The government has abandoned the sensible practice of considering the impact of budget changes on women separately and in aggregate, but I would like to know if the minister has considered that impact through changes in his portfolio and, if not, why not. The fact is: a female graduate on the minimum wage will have virtually no incentive to earn more or to work more. Has the minister considered the fact that, under the changes to the HECS repayment threshold, some graduates—most of them female graduates—would have more disposable income if they earned $32,000 a year than if they earned $51,000 a year? They would have more disposable income if they were paid $4,000 less than the minimum wage than if they earned $51,000, because of the marginal tax rates that this government is introducing. As Greg Jericho has written:

The proposed changes will see university graduates paying a lot more – both in annual repayments and total amounts due to increases in the cost of degrees. And the ones who will feel the extra payments the most are the ones earning the least from their degree.

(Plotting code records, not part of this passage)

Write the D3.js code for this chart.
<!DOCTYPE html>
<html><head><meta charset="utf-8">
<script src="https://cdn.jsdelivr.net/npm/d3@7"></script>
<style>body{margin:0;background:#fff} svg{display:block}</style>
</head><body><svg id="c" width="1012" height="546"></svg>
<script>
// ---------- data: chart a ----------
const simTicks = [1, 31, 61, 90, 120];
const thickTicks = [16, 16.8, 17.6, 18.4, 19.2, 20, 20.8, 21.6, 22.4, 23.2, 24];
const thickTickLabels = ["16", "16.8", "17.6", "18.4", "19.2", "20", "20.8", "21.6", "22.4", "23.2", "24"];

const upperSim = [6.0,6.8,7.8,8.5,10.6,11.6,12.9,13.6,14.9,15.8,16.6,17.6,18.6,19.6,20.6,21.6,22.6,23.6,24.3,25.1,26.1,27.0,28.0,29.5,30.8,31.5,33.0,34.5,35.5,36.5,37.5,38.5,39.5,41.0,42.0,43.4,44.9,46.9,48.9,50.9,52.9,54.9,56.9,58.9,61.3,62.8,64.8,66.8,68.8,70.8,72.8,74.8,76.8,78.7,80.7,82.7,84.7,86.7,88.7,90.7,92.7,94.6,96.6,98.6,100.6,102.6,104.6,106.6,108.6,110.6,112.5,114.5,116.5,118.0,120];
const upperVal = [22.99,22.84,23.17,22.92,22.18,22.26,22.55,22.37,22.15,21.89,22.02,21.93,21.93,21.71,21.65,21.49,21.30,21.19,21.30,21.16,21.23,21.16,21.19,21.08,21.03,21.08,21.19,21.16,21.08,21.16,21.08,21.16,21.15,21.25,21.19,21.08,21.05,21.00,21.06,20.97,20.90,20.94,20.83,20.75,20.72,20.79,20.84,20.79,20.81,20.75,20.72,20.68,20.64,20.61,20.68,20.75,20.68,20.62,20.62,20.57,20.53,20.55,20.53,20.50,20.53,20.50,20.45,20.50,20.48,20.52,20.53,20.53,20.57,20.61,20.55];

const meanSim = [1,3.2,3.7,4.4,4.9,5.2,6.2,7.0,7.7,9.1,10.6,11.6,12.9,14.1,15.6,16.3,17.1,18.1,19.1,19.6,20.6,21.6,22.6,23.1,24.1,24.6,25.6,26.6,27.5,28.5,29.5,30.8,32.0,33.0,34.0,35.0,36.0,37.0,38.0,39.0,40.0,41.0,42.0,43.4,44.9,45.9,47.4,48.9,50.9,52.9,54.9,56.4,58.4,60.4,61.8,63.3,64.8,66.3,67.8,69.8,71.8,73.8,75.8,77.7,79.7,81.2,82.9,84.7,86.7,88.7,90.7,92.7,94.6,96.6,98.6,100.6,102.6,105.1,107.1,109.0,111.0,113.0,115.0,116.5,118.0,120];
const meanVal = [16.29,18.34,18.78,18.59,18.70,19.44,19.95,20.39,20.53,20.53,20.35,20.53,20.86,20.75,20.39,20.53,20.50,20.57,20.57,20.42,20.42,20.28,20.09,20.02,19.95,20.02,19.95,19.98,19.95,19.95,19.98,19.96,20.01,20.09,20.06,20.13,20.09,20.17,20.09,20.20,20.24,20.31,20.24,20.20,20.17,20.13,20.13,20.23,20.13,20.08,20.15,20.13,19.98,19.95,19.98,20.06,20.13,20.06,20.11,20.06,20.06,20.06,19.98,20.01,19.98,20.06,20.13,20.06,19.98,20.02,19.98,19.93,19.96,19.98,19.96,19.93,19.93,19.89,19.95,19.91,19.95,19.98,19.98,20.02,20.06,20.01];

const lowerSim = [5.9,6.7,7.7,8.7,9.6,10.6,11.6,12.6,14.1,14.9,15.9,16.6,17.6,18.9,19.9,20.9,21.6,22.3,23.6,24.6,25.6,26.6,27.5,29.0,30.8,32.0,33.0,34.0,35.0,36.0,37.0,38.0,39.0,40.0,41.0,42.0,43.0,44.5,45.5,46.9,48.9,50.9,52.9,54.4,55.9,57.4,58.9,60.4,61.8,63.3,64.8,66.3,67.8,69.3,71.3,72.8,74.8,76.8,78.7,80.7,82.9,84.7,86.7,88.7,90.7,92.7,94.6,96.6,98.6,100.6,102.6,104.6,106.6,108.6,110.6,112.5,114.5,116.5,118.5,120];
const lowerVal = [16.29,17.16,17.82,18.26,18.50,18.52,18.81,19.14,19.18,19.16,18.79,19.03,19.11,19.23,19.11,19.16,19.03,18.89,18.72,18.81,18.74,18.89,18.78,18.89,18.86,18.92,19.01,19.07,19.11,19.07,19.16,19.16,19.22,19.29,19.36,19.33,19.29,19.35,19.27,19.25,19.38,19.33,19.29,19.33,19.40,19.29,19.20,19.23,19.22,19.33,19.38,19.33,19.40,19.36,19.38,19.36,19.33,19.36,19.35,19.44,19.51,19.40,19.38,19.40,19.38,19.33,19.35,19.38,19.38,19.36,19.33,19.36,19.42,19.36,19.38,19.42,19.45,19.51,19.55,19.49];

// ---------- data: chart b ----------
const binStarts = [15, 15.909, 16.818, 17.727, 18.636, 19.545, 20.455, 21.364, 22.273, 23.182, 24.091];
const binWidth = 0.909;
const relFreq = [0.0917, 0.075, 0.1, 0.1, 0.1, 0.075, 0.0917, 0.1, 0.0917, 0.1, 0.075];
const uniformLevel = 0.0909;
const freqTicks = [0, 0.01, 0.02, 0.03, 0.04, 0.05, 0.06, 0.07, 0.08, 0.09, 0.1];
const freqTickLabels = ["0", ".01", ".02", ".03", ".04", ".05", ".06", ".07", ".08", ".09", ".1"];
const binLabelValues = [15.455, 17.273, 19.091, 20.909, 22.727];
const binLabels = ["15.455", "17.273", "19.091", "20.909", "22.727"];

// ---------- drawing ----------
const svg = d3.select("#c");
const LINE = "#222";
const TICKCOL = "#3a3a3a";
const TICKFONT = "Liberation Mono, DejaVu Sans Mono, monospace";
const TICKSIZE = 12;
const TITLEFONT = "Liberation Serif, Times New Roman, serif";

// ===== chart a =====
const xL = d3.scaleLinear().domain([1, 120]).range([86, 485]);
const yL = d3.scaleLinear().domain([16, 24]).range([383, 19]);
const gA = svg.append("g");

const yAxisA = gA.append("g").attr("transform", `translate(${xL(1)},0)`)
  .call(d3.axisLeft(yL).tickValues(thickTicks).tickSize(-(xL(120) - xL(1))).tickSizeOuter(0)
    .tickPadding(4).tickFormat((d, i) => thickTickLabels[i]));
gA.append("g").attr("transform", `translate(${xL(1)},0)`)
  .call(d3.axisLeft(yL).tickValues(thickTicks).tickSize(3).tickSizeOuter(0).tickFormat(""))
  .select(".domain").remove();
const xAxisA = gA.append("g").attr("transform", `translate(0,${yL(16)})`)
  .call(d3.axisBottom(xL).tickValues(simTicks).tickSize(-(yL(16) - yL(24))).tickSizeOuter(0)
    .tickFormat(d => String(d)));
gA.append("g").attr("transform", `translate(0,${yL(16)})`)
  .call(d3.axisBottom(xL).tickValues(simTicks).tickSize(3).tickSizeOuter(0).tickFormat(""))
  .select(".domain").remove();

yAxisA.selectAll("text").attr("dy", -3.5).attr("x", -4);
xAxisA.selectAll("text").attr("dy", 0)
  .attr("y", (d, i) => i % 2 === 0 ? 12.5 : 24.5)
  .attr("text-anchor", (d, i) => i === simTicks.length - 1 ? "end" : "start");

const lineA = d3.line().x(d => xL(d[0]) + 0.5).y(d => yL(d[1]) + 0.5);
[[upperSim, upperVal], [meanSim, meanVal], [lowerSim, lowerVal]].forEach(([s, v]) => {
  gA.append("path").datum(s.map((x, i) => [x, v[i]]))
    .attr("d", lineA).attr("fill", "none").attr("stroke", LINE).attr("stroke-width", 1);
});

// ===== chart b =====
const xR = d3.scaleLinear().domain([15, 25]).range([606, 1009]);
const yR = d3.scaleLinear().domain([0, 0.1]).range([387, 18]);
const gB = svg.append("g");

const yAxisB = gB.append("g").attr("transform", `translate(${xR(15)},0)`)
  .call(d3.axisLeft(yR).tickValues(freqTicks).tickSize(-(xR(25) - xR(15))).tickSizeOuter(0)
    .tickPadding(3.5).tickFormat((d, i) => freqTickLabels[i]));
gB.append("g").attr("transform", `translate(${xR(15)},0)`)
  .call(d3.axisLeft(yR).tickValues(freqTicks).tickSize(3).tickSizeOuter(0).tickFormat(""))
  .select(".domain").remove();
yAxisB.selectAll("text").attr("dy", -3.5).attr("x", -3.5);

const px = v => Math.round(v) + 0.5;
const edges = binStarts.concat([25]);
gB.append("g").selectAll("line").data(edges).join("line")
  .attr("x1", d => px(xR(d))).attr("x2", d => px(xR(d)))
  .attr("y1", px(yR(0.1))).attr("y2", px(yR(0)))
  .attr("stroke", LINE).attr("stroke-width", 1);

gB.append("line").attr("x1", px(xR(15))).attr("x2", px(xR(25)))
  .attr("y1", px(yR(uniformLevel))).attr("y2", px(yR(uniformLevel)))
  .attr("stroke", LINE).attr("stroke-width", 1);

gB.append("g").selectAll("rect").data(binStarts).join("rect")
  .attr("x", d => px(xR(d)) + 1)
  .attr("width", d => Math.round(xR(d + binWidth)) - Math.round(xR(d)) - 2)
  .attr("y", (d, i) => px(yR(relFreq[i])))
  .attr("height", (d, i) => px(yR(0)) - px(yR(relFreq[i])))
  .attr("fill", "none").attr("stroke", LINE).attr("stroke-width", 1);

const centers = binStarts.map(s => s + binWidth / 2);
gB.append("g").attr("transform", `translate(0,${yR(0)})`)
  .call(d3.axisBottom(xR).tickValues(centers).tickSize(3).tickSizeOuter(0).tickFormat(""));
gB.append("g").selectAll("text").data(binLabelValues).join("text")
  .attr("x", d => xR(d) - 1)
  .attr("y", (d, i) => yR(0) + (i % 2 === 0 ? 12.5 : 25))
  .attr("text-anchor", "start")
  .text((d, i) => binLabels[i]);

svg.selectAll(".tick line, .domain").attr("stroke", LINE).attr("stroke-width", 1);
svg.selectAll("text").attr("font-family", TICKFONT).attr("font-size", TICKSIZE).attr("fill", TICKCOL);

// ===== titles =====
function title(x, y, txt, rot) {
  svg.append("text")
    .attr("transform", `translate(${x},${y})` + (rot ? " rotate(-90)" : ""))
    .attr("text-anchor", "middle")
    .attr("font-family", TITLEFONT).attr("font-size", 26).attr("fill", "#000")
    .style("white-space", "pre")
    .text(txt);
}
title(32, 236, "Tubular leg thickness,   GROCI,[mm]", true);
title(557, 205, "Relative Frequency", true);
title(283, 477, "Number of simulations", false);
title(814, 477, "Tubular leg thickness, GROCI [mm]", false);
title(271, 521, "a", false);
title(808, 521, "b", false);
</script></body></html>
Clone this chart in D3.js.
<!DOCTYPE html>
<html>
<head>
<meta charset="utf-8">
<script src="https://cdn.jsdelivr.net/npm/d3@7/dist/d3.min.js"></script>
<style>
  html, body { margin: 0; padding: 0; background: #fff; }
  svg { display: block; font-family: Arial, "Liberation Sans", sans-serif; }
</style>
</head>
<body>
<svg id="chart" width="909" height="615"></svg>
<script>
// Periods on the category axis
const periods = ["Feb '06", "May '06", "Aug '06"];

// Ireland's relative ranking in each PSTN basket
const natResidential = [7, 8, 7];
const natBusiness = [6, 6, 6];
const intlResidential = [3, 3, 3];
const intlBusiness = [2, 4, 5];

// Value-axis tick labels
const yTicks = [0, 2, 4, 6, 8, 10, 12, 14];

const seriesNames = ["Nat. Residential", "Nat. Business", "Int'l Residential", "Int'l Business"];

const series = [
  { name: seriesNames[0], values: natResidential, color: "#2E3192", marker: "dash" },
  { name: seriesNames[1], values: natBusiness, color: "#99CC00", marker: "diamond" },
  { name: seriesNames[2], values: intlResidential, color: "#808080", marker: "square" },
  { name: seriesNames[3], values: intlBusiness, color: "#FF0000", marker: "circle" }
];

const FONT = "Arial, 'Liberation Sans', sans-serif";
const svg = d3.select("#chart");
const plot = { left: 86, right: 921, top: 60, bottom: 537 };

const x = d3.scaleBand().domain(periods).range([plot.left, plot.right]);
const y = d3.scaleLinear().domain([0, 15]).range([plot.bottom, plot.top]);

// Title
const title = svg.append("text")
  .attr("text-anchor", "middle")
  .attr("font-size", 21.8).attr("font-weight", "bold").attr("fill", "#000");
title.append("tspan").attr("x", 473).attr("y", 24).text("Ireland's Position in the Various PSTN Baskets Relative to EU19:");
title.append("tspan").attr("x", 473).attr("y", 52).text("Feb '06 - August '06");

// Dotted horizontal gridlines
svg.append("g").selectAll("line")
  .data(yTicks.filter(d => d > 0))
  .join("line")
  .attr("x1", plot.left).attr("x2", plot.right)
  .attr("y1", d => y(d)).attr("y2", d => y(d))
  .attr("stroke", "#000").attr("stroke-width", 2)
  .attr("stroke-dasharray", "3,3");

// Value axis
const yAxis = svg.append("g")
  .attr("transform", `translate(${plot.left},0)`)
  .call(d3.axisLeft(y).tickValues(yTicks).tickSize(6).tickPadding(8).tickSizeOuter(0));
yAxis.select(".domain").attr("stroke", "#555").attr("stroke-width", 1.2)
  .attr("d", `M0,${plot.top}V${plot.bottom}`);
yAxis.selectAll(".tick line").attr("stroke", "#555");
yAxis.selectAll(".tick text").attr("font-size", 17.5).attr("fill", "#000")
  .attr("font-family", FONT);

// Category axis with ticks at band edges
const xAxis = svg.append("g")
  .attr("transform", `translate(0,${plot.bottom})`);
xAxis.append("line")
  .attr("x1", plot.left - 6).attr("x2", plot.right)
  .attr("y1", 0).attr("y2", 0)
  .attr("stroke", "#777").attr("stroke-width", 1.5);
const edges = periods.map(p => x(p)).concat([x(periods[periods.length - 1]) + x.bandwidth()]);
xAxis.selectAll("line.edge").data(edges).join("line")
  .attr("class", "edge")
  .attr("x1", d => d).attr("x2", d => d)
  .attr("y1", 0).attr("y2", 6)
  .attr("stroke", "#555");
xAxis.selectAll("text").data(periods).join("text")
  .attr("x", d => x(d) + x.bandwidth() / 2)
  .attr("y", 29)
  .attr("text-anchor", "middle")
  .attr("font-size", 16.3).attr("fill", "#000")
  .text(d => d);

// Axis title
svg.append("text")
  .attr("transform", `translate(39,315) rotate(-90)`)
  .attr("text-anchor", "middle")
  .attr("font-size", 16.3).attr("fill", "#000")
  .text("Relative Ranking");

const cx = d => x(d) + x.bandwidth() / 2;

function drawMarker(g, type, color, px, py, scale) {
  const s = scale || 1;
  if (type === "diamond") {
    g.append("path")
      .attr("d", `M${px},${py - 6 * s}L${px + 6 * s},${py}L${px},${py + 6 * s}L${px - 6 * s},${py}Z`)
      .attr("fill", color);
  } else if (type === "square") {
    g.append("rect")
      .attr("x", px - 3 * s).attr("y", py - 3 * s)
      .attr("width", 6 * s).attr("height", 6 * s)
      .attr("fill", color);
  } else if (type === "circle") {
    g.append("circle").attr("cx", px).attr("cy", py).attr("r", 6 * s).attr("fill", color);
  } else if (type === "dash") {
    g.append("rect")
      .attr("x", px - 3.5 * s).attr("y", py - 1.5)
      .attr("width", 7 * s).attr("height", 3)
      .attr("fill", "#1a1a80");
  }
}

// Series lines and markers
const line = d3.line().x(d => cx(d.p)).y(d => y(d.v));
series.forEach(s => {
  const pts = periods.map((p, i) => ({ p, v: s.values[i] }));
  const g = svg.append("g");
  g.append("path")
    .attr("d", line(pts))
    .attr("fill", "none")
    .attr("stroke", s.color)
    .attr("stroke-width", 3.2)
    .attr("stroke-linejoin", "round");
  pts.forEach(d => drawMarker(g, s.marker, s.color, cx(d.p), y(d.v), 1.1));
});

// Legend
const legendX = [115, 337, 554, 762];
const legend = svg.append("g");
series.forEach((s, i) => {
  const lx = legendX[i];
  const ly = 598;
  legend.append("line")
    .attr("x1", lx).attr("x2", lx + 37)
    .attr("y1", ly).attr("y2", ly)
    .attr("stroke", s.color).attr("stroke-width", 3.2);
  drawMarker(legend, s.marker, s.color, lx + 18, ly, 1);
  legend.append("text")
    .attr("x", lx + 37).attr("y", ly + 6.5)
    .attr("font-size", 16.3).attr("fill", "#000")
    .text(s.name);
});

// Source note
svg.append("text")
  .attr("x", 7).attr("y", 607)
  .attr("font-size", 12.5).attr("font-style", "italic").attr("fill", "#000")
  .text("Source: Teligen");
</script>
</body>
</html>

It is worth remembering that this week the government has just hit young people earning less than the median income with a nice big tax hike, and two-thirds of those young people will be women. I would like the minister to explain why the government is introducing a change to university funding arrangements through HECS that will disproportionately impact women, that will discourage greater female workplace participation at precisely the time when we need the reverse, and that will make the existing gender gap in pay and overall material wellbeing for women significantly worse at a time when it needs targeted policy and programs to move it in the other direction.